The interior is a fun undertaking, however. There are multiple ways you can do this and have it look pretty sharp. I went with the straight tan, but there are a half dozen other colors/combos that you can use. Half-and-half dash colors and the like would look great. This Revell kit delivers detail in spades though and the finished product is great to look at. BIG side-note here: if you are wondering how you can see inside the car, it is because I cut the glass for “windows-down” look. The side glass is one big piece that covers the interior, but if you are careful and use a sharp hobby knife, you can trim the glass where the pillar meets and insert just the rear triangular piece without having glass in front of the interior. It is slow work and if you rush it could ruin the important rear piece. It IS worth it though.

Anyone who has done an Enzo or the like and then this one will vouch for me when I say that this engine is not only a bit ho-hum, but lacks numbers-of-pieces. There seemed to be a lot of places they could have added things to make it more interesting, but it just turned into painting carefully on a few pieces for detail work.The end result is nice and looks great through the glass lid, but would have liked to put together more stuff than what they gave with the kit.

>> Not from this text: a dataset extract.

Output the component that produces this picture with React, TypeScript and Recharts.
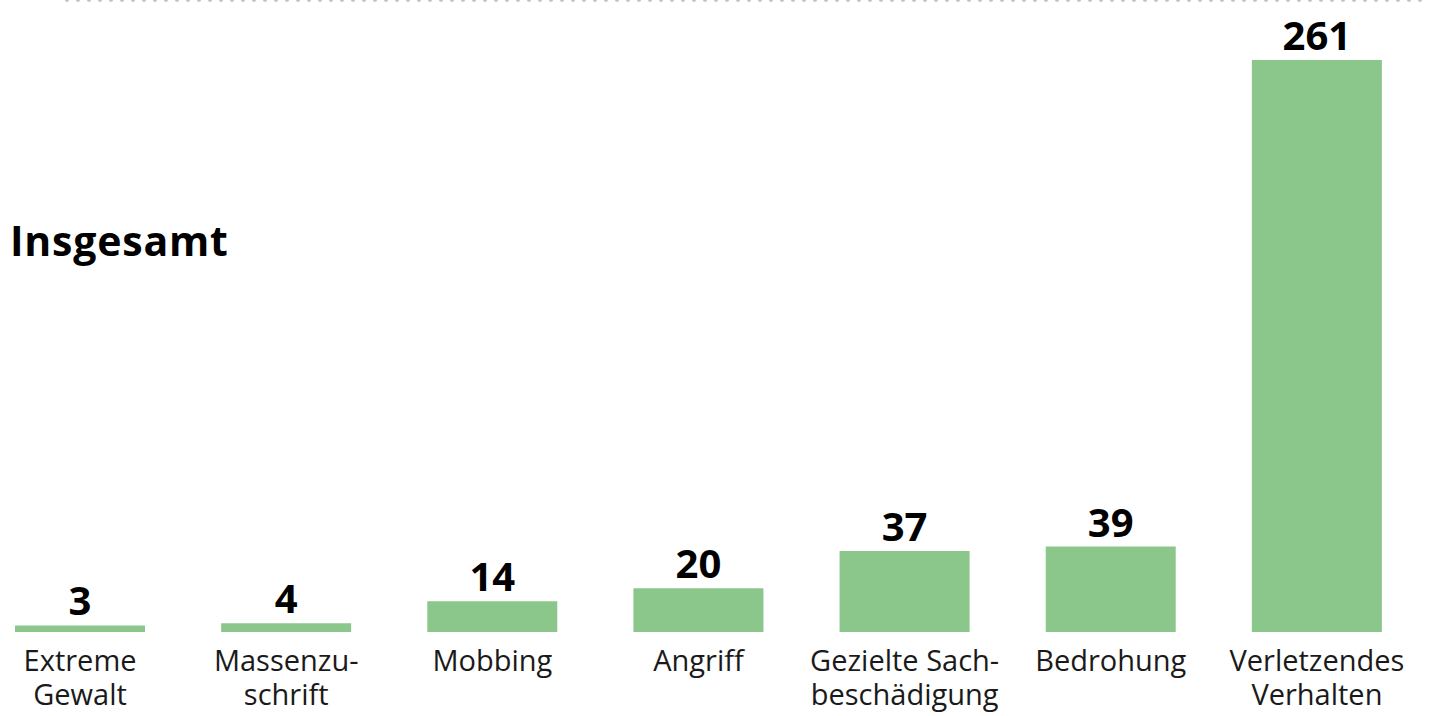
import React from "react";
import { BarChart, Bar, XAxis, YAxis, LabelList } from "recharts";

const categoriesLine1 = ["Extreme", "Massenzu-", "Mobbing", "Angriff", "Gezielte Sach-", "Bedrohung", "Verletzendes"];
const categoriesLine2 = ["Gewalt", "schrift", "", "", "beschädigung", "", "Verhalten"];
const values = [3, 4, 14, 20, 37, 39, 261];
const title = "Insgesamt";

const data = values.map((v, i) => ({
  name: categoriesLine1[i] + (categoriesLine2[i] ? " " + categoriesLine2[i] : ""),
  idx: i,
  value: v,
}));

const FONT = "'Open Sans', 'Noto Sans', sans-serif";

const CustomTick = (props: any) => {
  const { x, y, index } = props;
  const l1 = categoriesLine1[index];
  const l2 = categoriesLine2[index];
  return (
    <text x={x} y={y + 39} textAnchor="middle" fontFamily={FONT} fontSize={29} fill="#1a1a1a">
      <tspan x={x}>{l1}</tspan>
      {l2 ? (
        <tspan x={x} dy={34}>
          {l2}
        </tspan>
      ) : null}
    </text>
  );
};

export default function App() {
  return (
    <div style={{ position: "absolute", left: 0, top: 0, width: 1436, height: 716, overflow: "hidden", background: "#fff" }}>
      <div style={{ position: "absolute", left: -23, top: 0 }}>
        <BarChart width={1443} height={716} data={data} margin={{ top: 60, right: 0, bottom: 0, left: 0 }}>
          <XAxis
            dataKey="name"
            axisLine={false}
            tickLine={false}
            tickSize={0}
            tickMargin={0}
            height={84}
            interval={0}
            tick={(p: any) => <CustomTick {...p} />}
          />
          <YAxis hide domain={[0, 261]} />
          <Bar dataKey="value" fill="#8bc68b" barSize={130} isAnimationActive={false}>
            <LabelList
              dataKey="value"
              position="top"
              offset={10}
              fill="#000"
              fontFamily={FONT}
              fontWeight={700}
              fontSize={40}
            />
          </Bar>
        </BarChart>
      </div>
      <svg width={1436} height={716} style={{ position: "absolute", left: 0, top: 0, pointerEvents: "none" }}>
        <line x1={67} x2={1426} y1={0} y2={0} stroke="#c4c4c4" strokeWidth={4} strokeDasharray="0 11" strokeLinecap="round" />
        <text x={10} y={256} fontFamily={FONT} fontWeight={700} fontSize={41} letterSpacing={0.8} fill="#000">
          {title}
        </text>
      </svg>
    </div>
  );
}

Something a bit different with the exotics that I will be reviewing is there will most likely not be an undercarriage paragraph because most of these exotics have a basic flat panel underneath. Not news-worthy. I WILL mention if there is something detestable with the bottom build, otherwise forgetaboutit!

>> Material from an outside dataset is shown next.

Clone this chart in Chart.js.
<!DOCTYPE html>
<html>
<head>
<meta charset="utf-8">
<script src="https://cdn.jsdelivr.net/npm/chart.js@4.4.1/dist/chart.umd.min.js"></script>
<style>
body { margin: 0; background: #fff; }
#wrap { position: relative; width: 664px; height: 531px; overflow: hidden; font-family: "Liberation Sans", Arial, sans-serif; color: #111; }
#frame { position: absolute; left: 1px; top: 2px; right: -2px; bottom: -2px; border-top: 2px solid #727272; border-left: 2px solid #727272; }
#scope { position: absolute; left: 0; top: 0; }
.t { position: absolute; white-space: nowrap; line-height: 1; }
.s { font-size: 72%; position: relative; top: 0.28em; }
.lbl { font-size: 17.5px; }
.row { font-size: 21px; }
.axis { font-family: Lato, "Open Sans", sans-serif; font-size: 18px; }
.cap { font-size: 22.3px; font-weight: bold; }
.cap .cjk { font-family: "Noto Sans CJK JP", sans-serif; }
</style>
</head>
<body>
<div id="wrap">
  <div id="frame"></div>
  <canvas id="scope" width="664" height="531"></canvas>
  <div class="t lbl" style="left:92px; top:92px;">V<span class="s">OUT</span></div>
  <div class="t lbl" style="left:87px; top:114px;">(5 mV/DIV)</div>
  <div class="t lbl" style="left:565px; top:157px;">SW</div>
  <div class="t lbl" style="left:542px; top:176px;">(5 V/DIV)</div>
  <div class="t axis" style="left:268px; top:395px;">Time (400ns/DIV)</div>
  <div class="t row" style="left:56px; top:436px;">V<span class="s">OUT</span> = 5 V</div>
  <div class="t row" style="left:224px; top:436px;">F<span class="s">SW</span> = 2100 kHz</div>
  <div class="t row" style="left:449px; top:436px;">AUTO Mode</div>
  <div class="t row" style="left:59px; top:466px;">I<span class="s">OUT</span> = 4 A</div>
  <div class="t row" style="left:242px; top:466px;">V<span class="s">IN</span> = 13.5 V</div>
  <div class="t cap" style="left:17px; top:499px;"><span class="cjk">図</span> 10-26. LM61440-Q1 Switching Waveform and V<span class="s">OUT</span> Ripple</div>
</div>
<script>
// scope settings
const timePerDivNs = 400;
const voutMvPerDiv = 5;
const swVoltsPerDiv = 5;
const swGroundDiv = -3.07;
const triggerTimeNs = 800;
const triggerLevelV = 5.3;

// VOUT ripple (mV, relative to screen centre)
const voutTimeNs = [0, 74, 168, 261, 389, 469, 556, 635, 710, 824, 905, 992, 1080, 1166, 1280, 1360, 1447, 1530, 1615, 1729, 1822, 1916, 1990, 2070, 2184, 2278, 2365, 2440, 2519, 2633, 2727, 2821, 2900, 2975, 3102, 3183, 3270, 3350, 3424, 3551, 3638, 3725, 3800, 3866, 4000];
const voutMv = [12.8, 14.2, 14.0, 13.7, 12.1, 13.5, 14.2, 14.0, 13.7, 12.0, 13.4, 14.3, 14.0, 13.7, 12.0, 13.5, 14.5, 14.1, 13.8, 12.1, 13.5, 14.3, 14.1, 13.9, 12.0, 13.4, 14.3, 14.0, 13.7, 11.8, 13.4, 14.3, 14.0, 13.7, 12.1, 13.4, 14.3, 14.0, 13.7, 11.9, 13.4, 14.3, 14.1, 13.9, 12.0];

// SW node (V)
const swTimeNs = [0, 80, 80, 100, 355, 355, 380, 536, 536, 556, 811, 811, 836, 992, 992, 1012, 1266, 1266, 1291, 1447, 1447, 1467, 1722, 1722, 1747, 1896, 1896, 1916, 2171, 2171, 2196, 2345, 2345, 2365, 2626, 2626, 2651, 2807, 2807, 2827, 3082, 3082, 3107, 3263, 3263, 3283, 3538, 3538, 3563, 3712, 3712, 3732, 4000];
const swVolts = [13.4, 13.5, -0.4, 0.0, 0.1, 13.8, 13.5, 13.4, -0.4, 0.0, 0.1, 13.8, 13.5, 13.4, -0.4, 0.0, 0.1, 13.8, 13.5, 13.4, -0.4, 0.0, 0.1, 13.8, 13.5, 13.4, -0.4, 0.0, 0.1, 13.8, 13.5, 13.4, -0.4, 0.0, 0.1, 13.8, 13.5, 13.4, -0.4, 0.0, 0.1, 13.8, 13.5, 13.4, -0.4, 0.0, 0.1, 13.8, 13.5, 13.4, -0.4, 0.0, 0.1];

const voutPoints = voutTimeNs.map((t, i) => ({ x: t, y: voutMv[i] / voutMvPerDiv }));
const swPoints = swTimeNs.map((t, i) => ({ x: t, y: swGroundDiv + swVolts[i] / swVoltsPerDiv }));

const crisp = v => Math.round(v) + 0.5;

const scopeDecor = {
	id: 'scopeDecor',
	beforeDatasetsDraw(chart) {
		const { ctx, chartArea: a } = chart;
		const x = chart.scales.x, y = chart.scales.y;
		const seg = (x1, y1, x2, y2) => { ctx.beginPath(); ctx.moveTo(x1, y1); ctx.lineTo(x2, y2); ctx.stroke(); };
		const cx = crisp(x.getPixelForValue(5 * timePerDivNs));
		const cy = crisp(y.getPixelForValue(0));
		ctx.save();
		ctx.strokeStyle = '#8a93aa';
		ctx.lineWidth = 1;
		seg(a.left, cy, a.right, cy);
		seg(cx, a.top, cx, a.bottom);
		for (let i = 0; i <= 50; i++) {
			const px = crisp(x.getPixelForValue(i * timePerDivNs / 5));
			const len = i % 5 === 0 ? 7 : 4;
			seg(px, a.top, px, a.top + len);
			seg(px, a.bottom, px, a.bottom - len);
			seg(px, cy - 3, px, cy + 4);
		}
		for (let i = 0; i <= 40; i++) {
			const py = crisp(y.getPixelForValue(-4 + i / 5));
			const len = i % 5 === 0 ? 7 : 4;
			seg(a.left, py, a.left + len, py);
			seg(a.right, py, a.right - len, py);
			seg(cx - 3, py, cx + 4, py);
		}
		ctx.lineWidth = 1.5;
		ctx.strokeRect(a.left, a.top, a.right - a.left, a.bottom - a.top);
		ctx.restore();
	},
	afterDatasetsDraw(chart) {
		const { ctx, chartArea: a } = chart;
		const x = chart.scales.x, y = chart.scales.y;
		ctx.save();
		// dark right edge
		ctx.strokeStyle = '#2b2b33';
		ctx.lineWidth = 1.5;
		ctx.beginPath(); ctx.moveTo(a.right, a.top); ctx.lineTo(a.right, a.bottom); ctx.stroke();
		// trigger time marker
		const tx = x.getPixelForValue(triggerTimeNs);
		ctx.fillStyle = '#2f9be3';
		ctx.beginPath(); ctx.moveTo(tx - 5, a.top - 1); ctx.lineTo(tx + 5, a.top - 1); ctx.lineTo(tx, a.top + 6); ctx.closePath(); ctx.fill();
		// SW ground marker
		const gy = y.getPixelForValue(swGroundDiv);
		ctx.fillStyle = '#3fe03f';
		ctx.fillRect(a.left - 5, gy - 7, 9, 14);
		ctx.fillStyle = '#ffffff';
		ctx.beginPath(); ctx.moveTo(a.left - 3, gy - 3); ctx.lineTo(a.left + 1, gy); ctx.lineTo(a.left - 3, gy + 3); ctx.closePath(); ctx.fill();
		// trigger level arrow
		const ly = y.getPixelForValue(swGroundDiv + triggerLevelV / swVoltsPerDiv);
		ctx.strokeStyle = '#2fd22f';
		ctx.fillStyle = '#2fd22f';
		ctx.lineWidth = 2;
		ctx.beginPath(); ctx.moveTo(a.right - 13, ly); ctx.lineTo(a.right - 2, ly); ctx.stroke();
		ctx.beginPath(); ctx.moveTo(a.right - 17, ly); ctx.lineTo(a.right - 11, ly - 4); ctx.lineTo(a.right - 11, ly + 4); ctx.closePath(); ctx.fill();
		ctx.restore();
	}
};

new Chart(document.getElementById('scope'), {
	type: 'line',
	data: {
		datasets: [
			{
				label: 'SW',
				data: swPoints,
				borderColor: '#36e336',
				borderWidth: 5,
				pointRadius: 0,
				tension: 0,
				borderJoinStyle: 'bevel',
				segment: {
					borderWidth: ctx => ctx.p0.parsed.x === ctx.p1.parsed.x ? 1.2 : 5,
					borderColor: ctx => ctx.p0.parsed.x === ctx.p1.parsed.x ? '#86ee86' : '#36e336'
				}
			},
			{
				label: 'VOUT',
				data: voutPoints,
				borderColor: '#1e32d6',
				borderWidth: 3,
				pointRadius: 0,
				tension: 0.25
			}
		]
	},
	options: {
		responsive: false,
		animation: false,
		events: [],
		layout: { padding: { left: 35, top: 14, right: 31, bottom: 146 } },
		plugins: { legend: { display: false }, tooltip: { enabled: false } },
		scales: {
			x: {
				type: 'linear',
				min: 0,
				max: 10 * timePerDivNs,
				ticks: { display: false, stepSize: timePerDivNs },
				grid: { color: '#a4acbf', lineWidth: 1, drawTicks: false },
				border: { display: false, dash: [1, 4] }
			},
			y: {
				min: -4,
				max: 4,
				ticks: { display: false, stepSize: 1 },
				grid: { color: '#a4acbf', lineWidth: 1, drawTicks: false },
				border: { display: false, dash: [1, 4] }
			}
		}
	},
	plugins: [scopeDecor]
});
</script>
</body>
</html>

Patience is a virtue when working/finishing this car and if you have little, you may want to by-pass this one. The time spent on the little things will drive you wonky and it may not be worth your time/money. This model is getting more expensive due to rarity everyday, but right now it is still a bargain. I’d pick one up for collectors AND one to build. This is too pretty of a car for the closet shelf!